# Issues with Head Unit Install



## Sen2K1 (Nov 9, 2004)

I just got my cd head unit installed in my 01 sentra, and the installation guy left about 1/8 of an inch of space between the bottom of the head unit and the dash (the dashboard stereo adapter) so at night when I turned on my lights I can see into the dash. I asked him about and he said it was just the way the kit and car is designed, and there wasn't much he could do about it:bs:. Personally I think he's full of it. Has any one had any issues with gaps between the head unit and stereo kits on their sentras. I'm going to have everything uninstalled and return all of it. He said it wasn't a lot of space, but I know its going to aggrevate the shit out of me because I was already pissed off about it an hour after it was installed  . If I wanted gaps, I would have done it myself. I had this done at best buy if anyone was wondering. It was a christmas gift.


----------



## Nostrodomas (Jun 15, 2002)

He can fix it, one way or another. Maybe he was just tired, or being lazy. Take it back and ask to speak to his manager. Explain to him what the problem is, but be nice. Dont walk in there with an attitude, bacause thats what you will get back in return.


----------



## samo (Apr 30, 2002)

He's a professional stereo installer, and that means he's probably ghetto and lazy. Trust me, I used to be one.
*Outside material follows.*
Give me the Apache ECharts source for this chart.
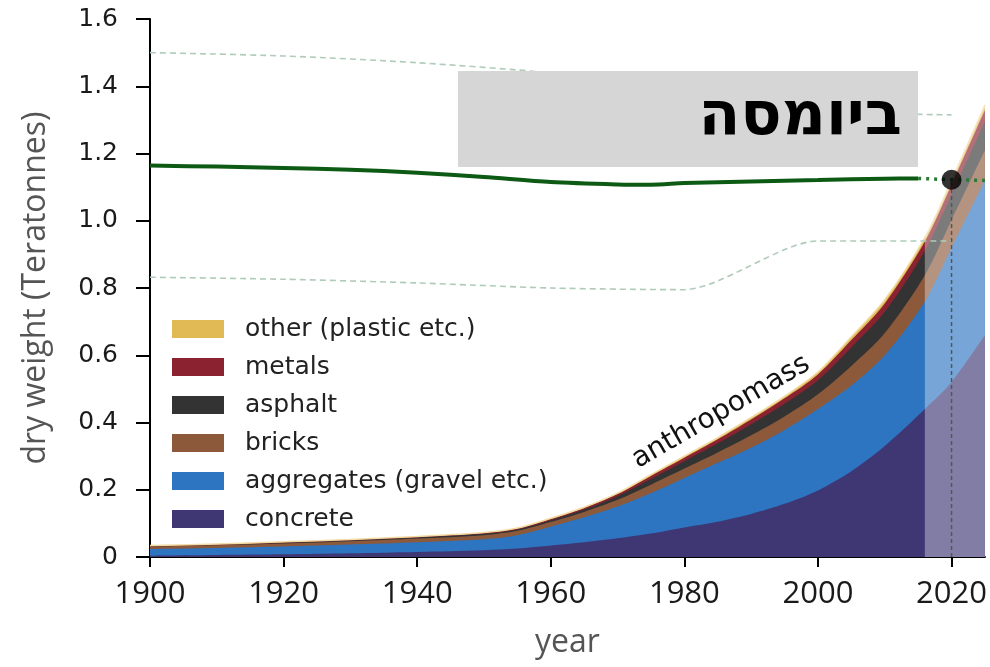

If I were you, I'd go back to Best Buy, kindly express your disappointment with the fit and finish of the installation, and if they're unwilling to fix the issue for you in a satisfactory manner, return the installation and have it installed elsewhere, or do it yourself.


----------



## Sen2K1 (Nov 9, 2004)

Thanks for the advice. Yeah I haven't gone back yet because I was a little too upset about it. I don't want to blow up at anybody because they'll just turn a deaf ear if I do. I'll go in on Sunday to speak to the best buy people. Thanks again.


----------



## Jasper (Apr 2, 2004)

you're in quincy, im in revere. if you'd like, i'll give you a hand with it. i'll guve a bestbuy moron a BIT of leeway, my old alpine HU didnt fit perfectly with my kit. when i took the faceplate off, it was a bitch to get back on (the kit itself sat about ][ too high, and had to be trimmed a little to look right.

drop me a PM, or gimme a call (781-922-0246 180*262540*12) *free incoming, so feel free to call.


----------



## SkylineGTR (Apr 30, 2002)

If it doesn't fit right, it's prolly either..... A)He's an idiot ,or B)It's a crappy kit. I work as an installer and I've done that car and I had no issues with a gap from the install. I say bitch till the fix it.


----------



## joghia (Dec 25, 2004)

*Same here!*

In response to Sen2K1's inquiry, I also have that same gap between my head unit and the dash. My car is also a 2001 Sentra and I had it done at Best Buy also. Personally, it doesn't bother me and I think that that's just the way it fits!


----------



## captain_shrapnel (Sep 10, 2004)

Too bad those guys at Best Buy don't know how to fabricate a little filler. That would take some talent, I guess...


----------



## Sen2K1 (Nov 9, 2004)

SkylineGTR said:


> If it doesn't fit right, it's prolly either..... A)He's an idiot ,or B)It's a crappy kit. I work as an installer and I've done that car and I had no issues with a gap from the install. I say bitch till the fix it.



You wouldn't happen to remember what brand of the kit you used?

I took samo's advice and returned the installation fee for my stereo and I'm going to try to fix it myself when the whether gets warmer. Till then I'll just deal.


----------